Everyone takes bad pictures. Everyone has a bad angle. That’s how tabloids survive! They get paparazzi to follow celebrities and take bad pictures of them, these people who are supposed to be the most beautiful people on the planet.

Everyone has beauty. Everyone has a good angle. Everyone has a good day where they feel great and somehow their face lights up to match and then BAM! that person is beautiful!

Beauty is mostly confidence. Beautiful people know they are beautiful and, therefore, have confidence in the way they look. If you don’t yet know that you’re beautiful, start trying to act like you are: Walk with confidence, upright, unslouching and unconcerned about the way other people view you.
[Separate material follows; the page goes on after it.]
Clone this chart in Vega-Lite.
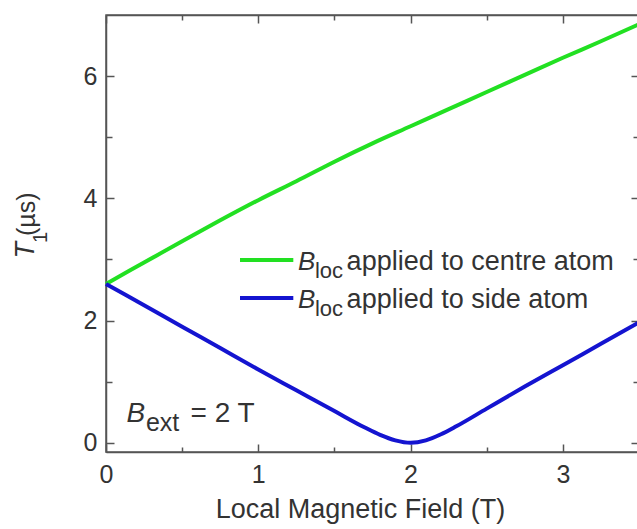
{
  "$schema": "https://vega.github.io/schema/vega-lite/v6.json",
  "width": 533,
  "height": 437,
  "autosize": {"type": "none"},
  "padding": {"left": 106, "top": 15, "right": 0, "bottom": 77},
  "background": "white",
  "config": {
    "font": "Liberation Sans",
    "view": {"stroke": "#555555", "strokeWidth": 1.5},
    "axis": {
      "domainColor": "#555555", "domainWidth": 1.5,
      "tickColor": "#555555", "tickWidth": 1.5,
      "grid": false,
      "labelColor": "#333333", "titleColor": "#333333",
      "labelFont": "Liberation Sans", "titleFont": "Liberation Sans",
      "labelFontSize": 25, "titleFontSize": 27, "titleFontWeight": "normal",
      "labelFlush": false, "labelOverlap": false
    }
  },
  "datasets": {
    "curves": [
      {"series": "centre", "field": 0, "t1": 2.6},
      {"series": "centre", "field": 0.25, "t1": 2.95},
      {"series": "centre", "field": 0.5, "t1": 3.3},
      {"series": "centre", "field": 0.75, "t1": 3.64},
      {"series": "centre", "field": 1.0, "t1": 3.97},
      {"series": "centre", "field": 1.25, "t1": 4.28},
      {"series": "centre", "field": 1.5, "t1": 4.6},
      {"series": "centre", "field": 1.75, "t1": 4.9},
      {"series": "centre", "field": 2.0, "t1": 5.18},
      {"series": "centre", "field": 2.25, "t1": 5.46},
      {"series": "centre", "field": 2.5, "t1": 5.74},
      {"series": "centre", "field": 2.75, "t1": 6.02},
      {"series": "centre", "field": 3.0, "t1": 6.3},
      {"series": "centre", "field": 3.25, "t1": 6.57},
      {"series": "centre", "field": 3.5, "t1": 6.85},
      {"series": "side", "field": 0, "t1": 2.6},
      {"series": "side", "field": 0.25, "t1": 2.25},
      {"series": "side", "field": 0.5, "t1": 1.9},
      {"series": "side", "field": 0.75, "t1": 1.55},
      {"series": "side", "field": 1.0, "t1": 1.2},
      {"series": "side", "field": 1.25, "t1": 0.86},
      {"series": "side", "field": 1.5, "t1": 0.52},
      {"series": "side", "field": 1.7, "t1": 0.25},
      {"series": "side", "field": 1.8, "t1": 0.13},
      {"series": "side", "field": 1.9, "t1": 0.04},
      {"series": "side", "field": 2.0, "t1": 0.0},
      {"series": "side", "field": 2.1, "t1": 0.04},
      {"series": "side", "field": 2.2, "t1": 0.14},
      {"series": "side", "field": 2.3, "t1": 0.27},
      {"series": "side", "field": 2.5, "t1": 0.56},
      {"series": "side", "field": 2.75, "t1": 0.92},
      {"series": "side", "field": 3.0, "t1": 1.27},
      {"series": "side", "field": 3.25, "t1": 1.62},
      {"series": "side", "field": 3.5, "t1": 1.97}
    ]
  },
  "resolve": {"axis": {"x": "independent", "y": "independent"}},
  "layer": [
    {
      "data": {"name": "curves"},
      "mark": {"type": "line", "strokeWidth": 4, "interpolate": "monotone"},
      "encoding": {
        "x": {
          "field": "field", "type": "quantitative",
          "scale": {"domain": [0, 3.5], "nice": false, "zero": false},
          "axis": {
            "orient": "bottom",
            "values": [0, 0.5, 1, 1.5, 2, 2.5, 3, 3.5],
            "labelExpr": "datum.value % 1 === 0 ? format(datum.value, 'd') : ''",
            "tickSize": {"condition": {"test": "datum.value % 1 === 0", "value": -8}, "value": -5},
            "labelPadding": 18,
            "title": "Local Magnetic Field (T)",
            "titlePadding": 6,
            "titleX": 254
          }
        },
        "y": {
          "field": "t1", "type": "quantitative",
          "scale": {"domain": [-0.15, 7], "nice": false, "zero": false},
          "axis": {
            "orient": "left",
            "values": [0, 1, 2, 3, 4, 5, 6],
            "labelExpr": "datum.value % 2 === 0 ? format(datum.value, 'd') : ''",
            "tickSize": {"condition": {"test": "datum.value % 2 === 0", "value": -8}, "value": -6},
            "labelPadding": 17,
            "title": null
          }
        },
        "color": {
          "field": "series", "type": "nominal",
          "scale": {"domain": ["centre", "side"], "range": ["#22e022", "#1414d0"]},
          "legend": null
        }
      }
    },
    {
      "data": {"name": "curves"},
      "mark": {"type": "point", "opacity": 0},
      "encoding": {
        "x": {
          "field": "field", "type": "quantitative",
          "axis": {
            "orient": "top",
            "values": [0, 0.5, 1, 1.5, 2, 2.5, 3, 3.5],
            "labels": false,
            "tickSize": {"condition": {"test": "datum.value % 1 === 0", "value": -8}, "value": -5},
            "title": null
          }
        },
        "y": {
          "field": "t1", "type": "quantitative",
          "axis": {
            "orient": "right",
            "values": [0, 1, 2, 3, 4, 5, 6],
            "labels": false,
            "tickSize": {"condition": {"test": "datum.value % 2 === 0", "value": -8}, "value": -6},
            "title": null
          }
        }
      }
    },
    {
      "data": {"values": [{}]},
      "mark": {"type": "rule", "strokeWidth": 4, "color": "#22e022"},
      "encoding": {
        "x": {"datum": 0.88, "type": "quantitative", "axis": null},
        "x2": {"datum": 1.23},
        "y": {"datum": 2.99, "type": "quantitative", "axis": null}
      }
    },
    {
      "data": {"values": [{}]},
      "mark": {"type": "rule", "strokeWidth": 4, "color": "#1414d0"},
      "encoding": {
        "x": {"datum": 0.88, "type": "quantitative", "axis": null},
        "x2": {"datum": 1.23},
        "y": {"datum": 2.37, "type": "quantitative", "axis": null}
      }
    },
    {
      "data": {"values": [{}]},
      "mark": {"type": "text", "text": "B", "fontStyle": "italic", "fontSize": 26, "align": "left", "baseline": "alphabetic", "color": "#333333"},
      "encoding": {
        "x": {"datum": 1.26, "type": "quantitative", "axis": null},
        "y": {"datum": 2.83, "type": "quantitative", "axis": null}
      }
    },
    {
      "data": {"values": [{}]},
      "mark": {"type": "text", "text": "loc", "fontSize": 22, "align": "left", "baseline": "alphabetic", "color": "#333333"},
      "encoding": {
        "x": {"datum": 1.372, "type": "quantitative", "axis": null},
        "y": {"datum": 2.69, "type": "quantitative", "axis": null}
      }
    },
    {
      "data": {"values": [{}]},
      "mark": {"type": "text", "text": "applied to centre atom", "fontSize": 27, "align": "left", "baseline": "alphabetic", "color": "#333333"},
      "encoding": {
        "x": {"datum": 1.58, "type": "quantitative", "axis": null},
        "y": {"datum": 2.83, "type": "quantitative", "axis": null}
      }
    },
    {
      "data": {"values": [{}]},
      "mark": {"type": "text", "text": "B", "fontStyle": "italic", "fontSize": 26, "align": "left", "baseline": "alphabetic", "color": "#333333"},
      "encoding": {
        "x": {"datum": 1.26, "type": "quantitative", "axis": null},
        "y": {"datum": 2.21, "type": "quantitative", "axis": null}
      }
    },
    {
      "data": {"values": [{}]},
      "mark": {"type": "text", "text": "loc", "fontSize": 22, "align": "left", "baseline": "alphabetic", "color": "#333333"},
      "encoding": {
        "x": {"datum": 1.372, "type": "quantitative", "axis": null},
        "y": {"datum": 2.07, "type": "quantitative", "axis": null}
      }
    },
    {
      "data": {"values": [{}]},
      "mark": {"type": "text", "text": "applied to side atom", "fontSize": 27, "align": "left", "baseline": "alphabetic", "color": "#333333"},
      "encoding": {
        "x": {"datum": 1.58, "type": "quantitative", "axis": null},
        "y": {"datum": 2.21, "type": "quantitative", "axis": null}
      }
    },
    {
      "data": {"values": [{}]},
      "mark": {"type": "text", "text": "B", "fontStyle": "italic", "fontSize": 28, "align": "left", "baseline": "alphabetic", "color": "#333333"},
      "encoding": {
        "x": {"datum": 0.135, "type": "quantitative", "axis": null},
        "y": {"datum": 0.34, "type": "quantitative", "axis": null}
      }
    },
    {
      "data": {"values": [{}]},
      "mark": {"type": "text", "text": "ext", "fontSize": 25, "align": "left", "baseline": "alphabetic", "color": "#333333"},
      "encoding": {
        "x": {"datum": 0.262, "type": "quantitative", "axis": null},
        "y": {"datum": 0.19, "type": "quantitative", "axis": null}
      }
    },
    {
      "data": {"values": [{}]},
      "mark": {"type": "text", "text": "= 2 T", "fontSize": 28, "align": "left", "baseline": "alphabetic", "color": "#333333"},
      "encoding": {
        "x": {"datum": 0.555, "type": "quantitative", "axis": null},
        "y": {"datum": 0.34, "type": "quantitative", "axis": null}
      }
    },
    {
      "data": {"values": [{}]},
      "mark": {"type": "text", "text": "T", "fontStyle": "italic", "fontSize": 27, "angle": 270, "align": "center", "baseline": "middle", "color": "#333333"},
      "encoding": {
        "x": {"datum": -0.525, "type": "quantitative", "axis": null},
        "y": {"datum": 3.15, "type": "quantitative", "axis": null}
      }
    },
    {
      "data": {"values": [{}]},
      "mark": {"type": "text", "text": "1", "fontSize": 20, "angle": 270, "align": "center", "baseline": "middle", "color": "#333333"},
      "encoding": {
        "x": {"datum": -0.43, "type": "quantitative", "axis": null},
        "y": {"datum": 3.36, "type": "quantitative", "axis": null}
      }
    },
    {
      "data": {"values": [{}]},
      "mark": {"type": "text", "text": "(µs)", "fontSize": 25, "angle": 270, "align": "center", "baseline": "middle", "color": "#333333"},
      "encoding": {
        "x": {"datum": -0.52, "type": "quantitative", "axis": null},
        "y": {"datum": 3.74, "type": "quantitative", "axis": null}
      }
    }
  ]
}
And, yes, I just made up the word “unslouching”. Take a yoga class and learn how to stand and walk with your shoulders straight. It’ll do wonders for how confident you look.

Then start believing that you have something to offer. You have beauty in you somewhere! You may not have a supermodel face or an athlete’s body. That is not what defines beauty. Love, given and received, makes you beautiful. Find something to love. Your job, your hobby, your pet, your 3pm herbal tea break, whatever it is, there is something you love and you need more of.

Don’t expect a person to give you love until you love yourself. Don’t expect to love yourself until you can figure out what is about yourself that you love. Don’t expect to figure that out without taking the time to explore who you are. And don’t expect this to be a quick process.

But please figure it out. We could all use a little more love. And a little more beauty.